El futuro como tierra de promisión o como amenaza atrae y excita nuestra curiosidad. Lanzamos una proyección de nosotros mismos hacia adelante. A veces contemplamos una línea de tiempo ascendente y de progreso en lo material, en las comodidades, en lo tecnológico. Otras veces imaginamos el porvenir como un paisaje desolado, como un territorio hostil. En cualquier caso, llevamos implícita la idea de que es un todavía no, un lugar no pisado, no hollado, no vivido; imaginado y soñado, apenas intuido, siempre alejado de nosotros. El futuro puede ser el territorio de las oportunidades, de las acciones, completamente alejadas de nuestra vida actual, por tanto, un territorio para la esperanza y para la acción. Pero cuando esa esperanza y acción quedan truncadas, cuando la utopía muere, aparece la premonición de una catástrofe.

El futuro no es, en realidad, algo ajeno ni lejano. El futuro está presente en todo momento, nace antiguo y cargado de años; nos hemos encontrado ya con este viejo conocido. Le encontramos como proyección, como imaginación y pura forma travestida de comprensión de nuestro pasado, de nuestra realidad, nuestras vivencias, y en último término, de nuestra historia. El futuro no es más que historia pasada, legendarizada y trasplantada del pasado hacia el terreno desconocido y mítico de los días venideros. El pasado histórico aparece como el espacio del conocimiento científico, cómodamente razonable, pero de sus zonas de sombra nace el futuro en su expresión mítica.

Ridley Scott elige las sobrecogedoras escenas finales de Alien: Covenant (2017) para anunciar un universo que ya no pertenece al hombre porque este va a ser modificado genéticamente y sometido a hibridación con poderosas especies depredadoras. Dicha modificación es llevada a cabo por una mente artificial que considera que el ser humano es biológicamente imperfecto y obsoleto, que ha sido superado incluso por su propia creación mecánica. Alien: Convenant es una fábula prometeica en la que el androide David representa un nuevo monstruo de Frankenstein rebelado contra el creador y encargado, esta vez con éxito, de poner en marcha los mecanismos destinados a superarle.

David eligió su propio nombre pensando en la célebre escultura de Miguel Ángel y así anunciaba una dimensión nueva y superior de lo humano que deshabilitaba al hombre anterior. Se apoyaba en el dominio de la técnica y en la búsqueda de medios artificiales conducentes a la superación de la especie, para lo cual ha de confrontar todo el saber científico con el poder primordial que representa la fuerza monstruosa y descontrolada de las criaturas alienígenas que David empleará experimentar y unir a los humanos.
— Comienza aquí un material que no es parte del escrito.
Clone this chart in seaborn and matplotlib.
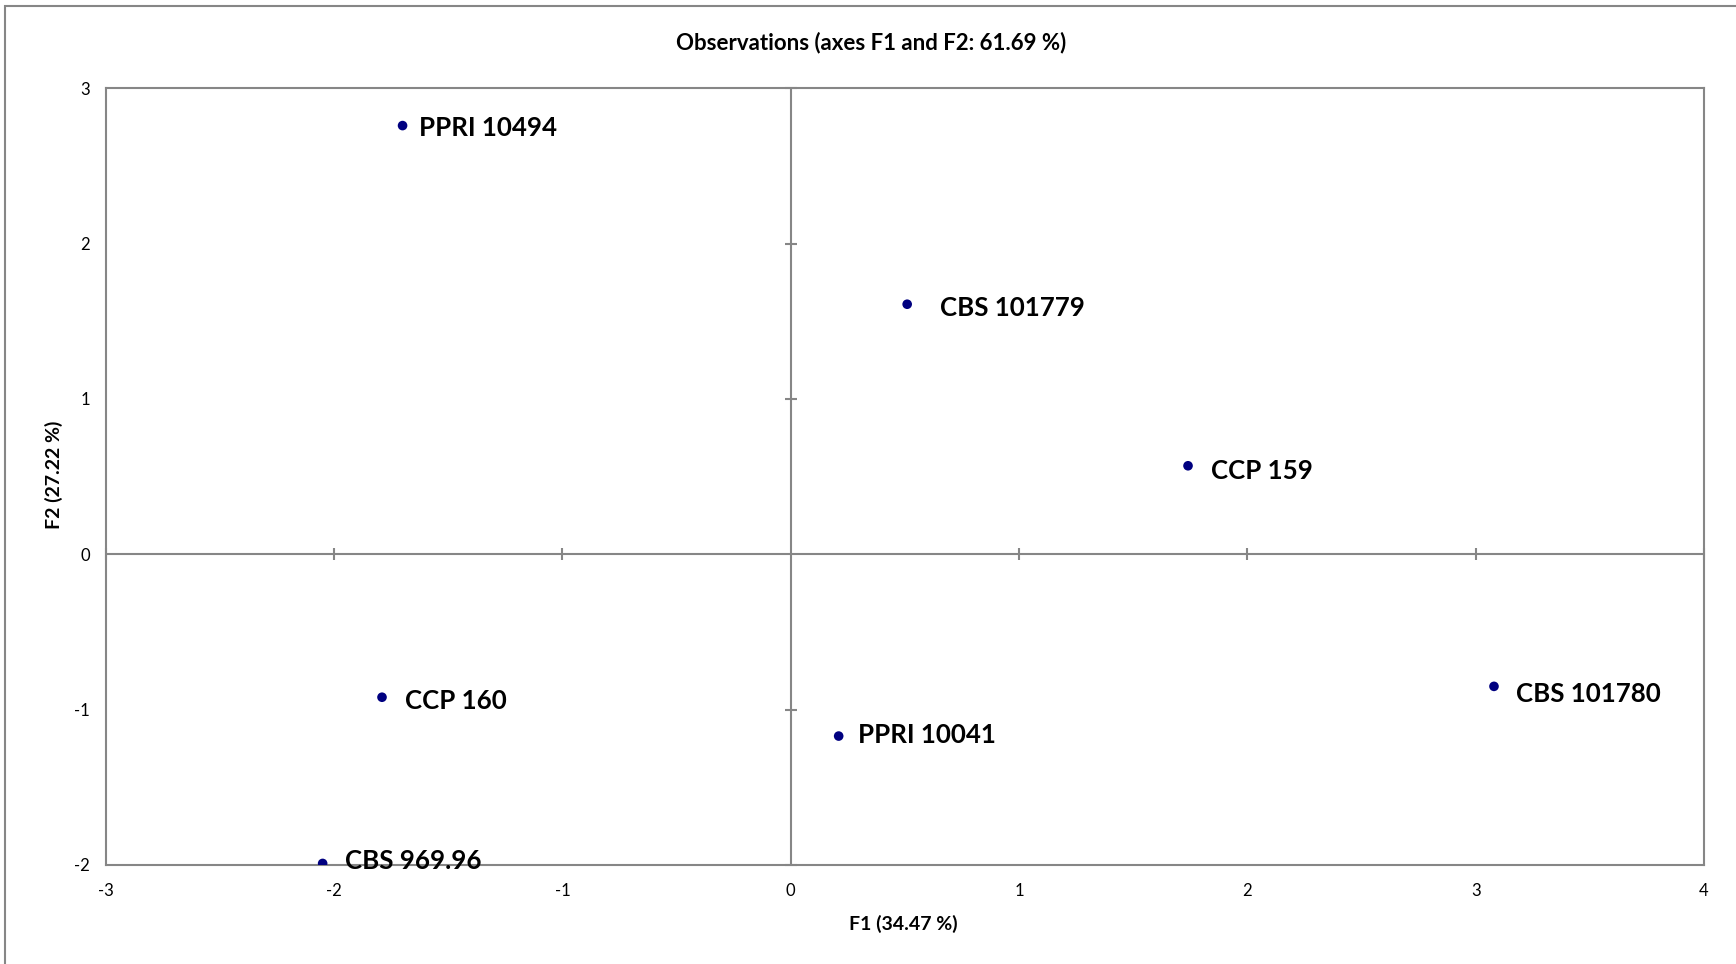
import matplotlib
matplotlib.use('Agg')
import matplotlib.pyplot as plt
import seaborn as sns
import pandas as pd
from matplotlib.patches import Rectangle

# ---- data ----
labels = ["PPRI 10494", "CBS 101779", "CCP 159", "CBS 101780", "CCP 160", "PPRI 10041", "CBS 969.96"]
f1 = [-1.70, 0.51, 1.74, 3.08, -1.79, 0.21, -2.05]
f2 = [2.76, 1.61, 0.57, -0.85, -0.92, -1.17, -1.99]
x_ticks = [-3, -2, -1, 0, 1, 2, 3, 4]
y_ticks = [-2, -1, 0, 1, 2, 3]
title = "Observations (axes F1 and F2: 61.69 %)"
x_label = "F1 (34.47 %)"
y_label = "F2 (27.22 %)"

# label placement offsets (points), styling only
label_dx = [11.6, 23.5, 16.3, 15.5, 16.3, 13.9, 16.3]
label_dy = [-1.6, -2.4, -4.0, -5.6, -2.4, 0.8, 1.6]

GRAY = '#868686'
POINT = '#000080'

sns.set_theme(style='white')
plt.rcParams['font.family'] = ['Lato', 'DejaVu Sans']

fig = plt.figure(figsize=(17.36, 9.64), dpi=100)
ax = fig.add_axes([0.0609, 0.1027, 0.9207, 0.8057])

df = pd.DataFrame({'F1': f1, 'F2': f2, 'label': labels})
sns.scatterplot(data=df, x='F1', y='F2', ax=ax, color=POINT, s=48,
                edgecolor='none', linewidth=0, zorder=4, legend=False)

ax.set_xlim(x_ticks[0], x_ticks[-1])
ax.set_ylim(y_ticks[0], y_ticks[-1])
ax.set_xticks(x_ticks)
ax.set_yticks(y_ticks)
ax.set_xticklabels([str(t) for t in x_ticks])
ax.set_yticklabels([str(t) for t in y_ticks])
ax.tick_params(axis='both', length=0, labelsize=12, colors='black')
ax.tick_params(axis='x', pad=13)
ax.tick_params(axis='y', pad=11.5)

for sp in ax.spines.values():
    sp.set_color(GRAY)
    sp.set_linewidth(1.5)
    sp.set_visible(True)

# zero axis lines with cross tick marks
ax.axhline(0, color=GRAY, lw=1.5, zorder=2)
ax.axvline(0, color=GRAY, lw=1.5, zorder=2)
xt_inner = [t for t in x_ticks if t != 0]
yt_inner = [t for t in y_ticks if t != 0]
ax.plot(xt_inner, [0] * len(xt_inner), linestyle='none', marker='|',
        markersize=9, markeredgewidth=1.5, color=GRAY, zorder=2, clip_on=False)
ax.plot([0] * len(yt_inner), yt_inner, linestyle='none', marker='_',
        markersize=9, markeredgewidth=1.5, color=GRAY, zorder=2, clip_on=False)

# point labels
for x, y, lab, dx, dy in zip(f1, f2, labels, label_dx, label_dy):
    ax.annotate(lab, (x, y), xytext=(dx, dy), textcoords='offset points',
                ha='left', va='center', fontsize=18.6, fontweight='bold',
                color='black', zorder=5, annotation_clip=False)

ax.set_xlabel(x_label, fontsize=14, fontweight='bold', color='black')
ax.set_ylabel(y_label, fontsize=14, fontweight='bold', color='black')
ax.xaxis.set_label_coords(0.499, -0.064)
ax.yaxis.set_label_coords(-0.027, 0.502)

fig.text(0.502, 0.956, title, ha='center', va='center', fontsize=16,
         fontweight='bold', color='black')

# outer chart frame (left and top edges visible)
fig.patches.append(Rectangle((5 / 1736, -0.05), 1.2, 1 - 6 / 964 + 0.05,
                             transform=fig.transFigure, fill=False,
                             edgecolor=GRAY, linewidth=1.5, zorder=0))

fig.savefig('out.png', dpi=100, facecolor='white')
Tras la extraordinaria peripecia del relato, parte del cual transcurre sobre las ruinas muertas de una antigua y sofisticada civilización entre citas de Byron y Shelley, David se apodera del mando de la expedición y comienza la experimentación e hibridación genética con los humanos en estado de hibernación.

Mientras desarrolla sus planes escucha la música de Wagner perteneciente al Oro del Rin, la entrada triunfal de los dioses al Walhalla. Él prefigura la creación de unos dioses jamás vistos. Su alma de metal pretende superar al genio wagneriano en su anticipación de un mundo nuevo. Pero David tampoco es aquí un profeta del futuro, sino una pesadilla reciente de nuestra Era. David es un viejo espíritu del mal que se nos presenta de nuevo y que reconoceremos en seguida pese a que su verdadero nombre solo se pronuncia en voz baja.
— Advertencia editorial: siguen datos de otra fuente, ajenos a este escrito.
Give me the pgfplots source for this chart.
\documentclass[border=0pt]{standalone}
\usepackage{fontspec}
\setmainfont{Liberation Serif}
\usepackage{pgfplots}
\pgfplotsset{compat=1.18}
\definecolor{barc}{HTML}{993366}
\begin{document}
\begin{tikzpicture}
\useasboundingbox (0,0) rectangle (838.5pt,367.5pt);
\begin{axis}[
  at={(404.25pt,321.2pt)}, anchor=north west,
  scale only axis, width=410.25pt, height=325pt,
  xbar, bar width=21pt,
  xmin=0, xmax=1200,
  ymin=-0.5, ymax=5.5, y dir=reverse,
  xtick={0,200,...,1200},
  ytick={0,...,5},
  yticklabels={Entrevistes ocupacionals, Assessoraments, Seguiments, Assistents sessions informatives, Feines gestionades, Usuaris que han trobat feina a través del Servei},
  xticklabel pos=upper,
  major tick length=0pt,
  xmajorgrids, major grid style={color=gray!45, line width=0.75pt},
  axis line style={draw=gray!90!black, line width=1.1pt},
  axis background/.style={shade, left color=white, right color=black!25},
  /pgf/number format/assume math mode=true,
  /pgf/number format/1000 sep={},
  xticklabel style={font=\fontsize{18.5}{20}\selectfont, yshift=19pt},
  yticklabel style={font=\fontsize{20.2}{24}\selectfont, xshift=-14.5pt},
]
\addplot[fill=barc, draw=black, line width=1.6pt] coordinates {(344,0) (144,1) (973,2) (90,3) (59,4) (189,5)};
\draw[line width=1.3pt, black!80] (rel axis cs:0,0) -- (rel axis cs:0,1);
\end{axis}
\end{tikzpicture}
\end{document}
Atesora grandes conocimientos científicos, concibe, sin embargo, que el hombre es imperfecto y debe ser superado, que debe fabricarse una criatura superior y que tal cosa puede lograrse con medios técnicos. Está dispuesto a hacerlo a cualquier precio y dispone para ello de humanos vivos, considerados por él como criaturas inferiores y sobre las que puede disponer a voluntad. Su deseo de anunciar una criatura superior se expresa en forma musical, y no halla forma mejor el delirio de una mente incapaz de la piedad o la empatía que la sobrehumana música de Wagner, imbuida de sublimidad y patetismo.
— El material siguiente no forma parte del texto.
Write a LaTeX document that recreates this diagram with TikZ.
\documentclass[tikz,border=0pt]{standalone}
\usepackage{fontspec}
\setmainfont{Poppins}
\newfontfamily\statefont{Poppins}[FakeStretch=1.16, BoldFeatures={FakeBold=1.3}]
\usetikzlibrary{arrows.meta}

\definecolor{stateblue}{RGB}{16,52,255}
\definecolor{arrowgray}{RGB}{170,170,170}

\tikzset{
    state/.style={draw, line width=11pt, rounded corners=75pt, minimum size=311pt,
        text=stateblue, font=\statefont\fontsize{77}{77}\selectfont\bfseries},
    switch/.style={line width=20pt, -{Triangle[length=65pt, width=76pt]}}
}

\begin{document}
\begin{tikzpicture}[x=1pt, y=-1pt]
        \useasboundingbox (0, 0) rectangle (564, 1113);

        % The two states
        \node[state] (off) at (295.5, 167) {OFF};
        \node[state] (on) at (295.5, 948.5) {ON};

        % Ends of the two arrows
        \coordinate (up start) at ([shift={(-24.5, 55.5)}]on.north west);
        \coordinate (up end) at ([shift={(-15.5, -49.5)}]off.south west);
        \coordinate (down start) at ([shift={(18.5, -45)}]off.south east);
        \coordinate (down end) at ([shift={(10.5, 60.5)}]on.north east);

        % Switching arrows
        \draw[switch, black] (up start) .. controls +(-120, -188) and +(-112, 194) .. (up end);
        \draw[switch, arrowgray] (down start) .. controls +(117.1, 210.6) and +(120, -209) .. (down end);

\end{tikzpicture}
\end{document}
La analogía es clara. El androide David no es sino una proyección hacia el futuro del doctor Joseph Mengele, en una sombra mucho más alargada y oscura que la que consiguió crear Ira Levin con Los niños del Brasil imaginando al inquietante científico nazi implantando clandestinamente clones de Hitler en los úteros de madres indígenas desde un lugar impreciso de la selva amazónica.

Es terrible pensar que al otro lado de la corriente del tiempo nos saludan los brazos cruzados de una esvástica.